Data generated from spectroscopy may be deformed by artefacts due to a range of physical, chemical and environmental factors that are not of interest for the characterization of the samples under study. For example, data acquired by near-infrared (NIR) spectroscopy in the diffuse reflectance mode can be affected by light scattering. This artefact, if not reduced or removed by spectral pre-processing, can complicate the multivariate data analysis. However, different pre-processing approaches correct these effects in different ways. For example, differentiation can reveal underlying bands, while spectral normalization techniques such as standard normal variate (SNV) can correct for multiplicative and additive effects. Combining multiple pre-processing techniques can lead to better results.
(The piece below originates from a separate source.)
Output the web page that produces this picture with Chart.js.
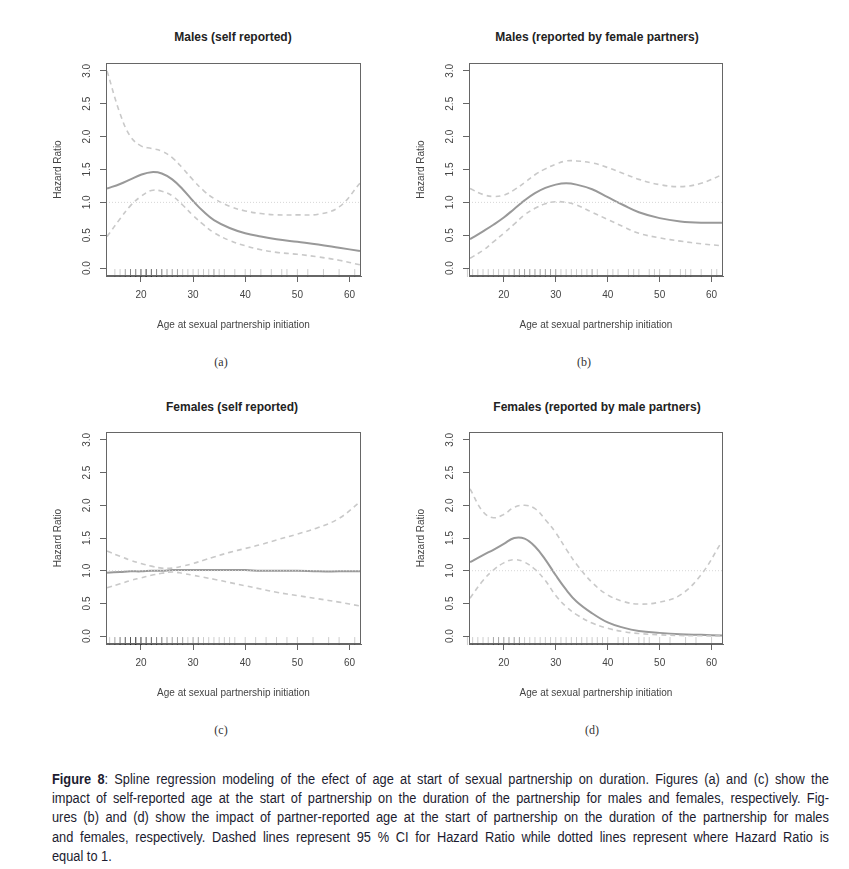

However, it is not feasible for a user to explore all possible combinations of pre-processing techniques. In the present work, a new pre-processing fusion approach, based on the framework of separating common and distinct components in multi-block multivariate data analysis, is demonstrated. The approach utilizes parallel and orthogonalized partial least squares (PO-PLS) regression for the parallel fusion of multiple pre-processing techniques applied to the same data. The results obtained on 4 different NIR spectroscopic data sets related to the assessment of fruit quality and used as benchmark are compared to those of the recently developed sequential preprocessing through orthogonalization (SPORT) approach: it is found that, in all the cases, the PO-PLS approach leads to slightly better performances. Furthermore, a clear understanding of the common and distinct information present in the data sets after each pre-treatment was obtained. Parallel pre-processing through orthogonalization (PORTO) can be seen as parallel boosting of multiple pre-processing techniques to improve model performances.